Magnonics aims for ultralow power consumption devices utilizing the virtue of spin waves (SWs) in magnetic materials; the SWs generate no electric Joule heating. The SWs thus have been considered to be a promising information carrier even in a millimeter scale device chip.16) Due to the ultralow magnetic damping material, yttrium iron garnet (YIG), the magnonics demonstrated several device prototypes including NAND, NOR, AND, and OR logic gates.711)

The principle of magnonic logic operation is the phase interference by using a Mach–Zenhder-type interferometer,12) a three terminal interference device, and a ψ-shaped element.1317) Even though single device element was proved to be applicable to magnonic logic gate, a successive signal processing has never been demonstrated. The magnonic signal transferring from single magnonic element to another is the crucial issue.18,19) Also to integrate a magnonic element up to the similar level of current CMOS devices, nanoscale fabrication technology is essential. In these recent situations, we presented the possibility of magnonic architecture using so called magnetostatic backward volume spin-wave (MSBVW) in metallic structure,20,21) since the shape magneto-anisotropy which can eliminate the application of bias magnetic field.

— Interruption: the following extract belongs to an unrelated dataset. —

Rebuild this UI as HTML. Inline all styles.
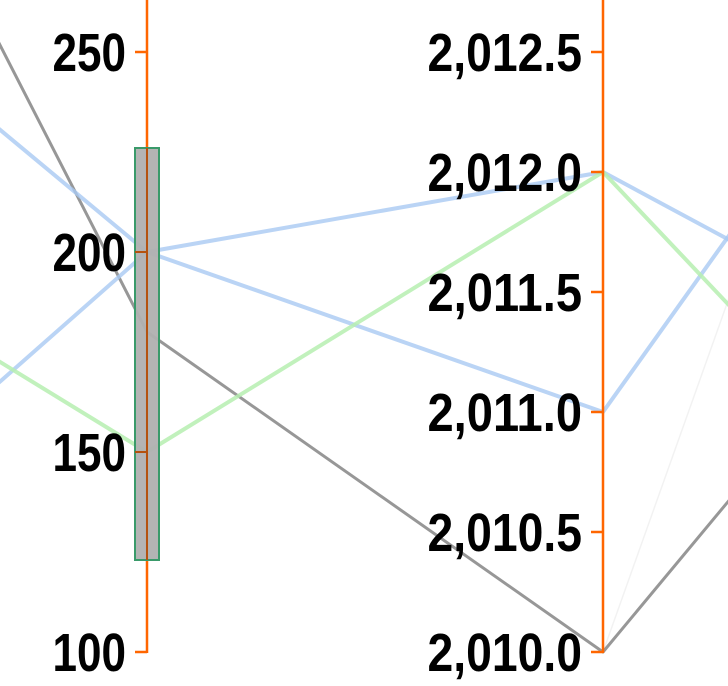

The MSBVW in magnetic materials has another potential to overcome problem in transferring of magnonic signals. In previous papers, the existence of magnetic soliton had been reported.2231) The magnetic solitons was observed clearly in MSBVW mode of SWs. The magnetic soliton (spin-wave soliton) is generated by nonlinear interactions in SWs and can keep its wave packet even in a millimeter scale. If it is possible to control the nonlinear interaction for linear SWs to change into soliton, the efficiency of magnonic logic operation and succeeding transmission of output SW could be greatly improved. This means that the understanding of generation of SW soliton in magnetic materials is an important issue.

Even though the property of magnetic soliton had been widely experimented and reported,27,31) a lot of uncertainty about soliton formation is remain, especially mechanism of multiple-soliton generation did not show agreement with the theory based on nonlinear Schrödinger equation (NLSE). To intend to apply these techniques for metallic magnonic system, we revisited the generation of SW soliton and discussed the problems by using YIG systems.

In this paper, we report on the electrical detection of generation of SW soliton. The time domain propagating SW spectroscopy reveals clear wave packet in linear and nonlinear excitation power regimes. By changing a power and duration of excitation signal, we estimated a required nonlinear interaction time to generate SW soliton. By using a fast RF switch technique, we observed clear 4 SW soliton generation which agree to the prediction of nonlinear theory.

2. Experimental methods

Figure 1 shows a variable transducer structure and setup of our experimental apparatus. An YIG stripe made by the liquid phase epitaxy on garium gadrinium garnet substrate was used as a SW waveguide. The thickness and length of YIG waveguide was 5.1 μm and 21.0 mm, respectively. The width of YIG is 1.3 mm. The edge of YIG stripe was cut to have 45° angle to prevent the boundary reflections.

Fig. 1.

Fig. 1. (Color online) Schematic illustration of experimental. Variable transducer was imposed in an electromagnet. Fast RF switch and RF signal generator were used for excitation signals. A 3W amplifier was used to cause a nonlinear effect. A fast real-time oscilloscope was connected to one of transducer antennas to detect SW signals. On top of the antennas, a YIG waveguide was placed.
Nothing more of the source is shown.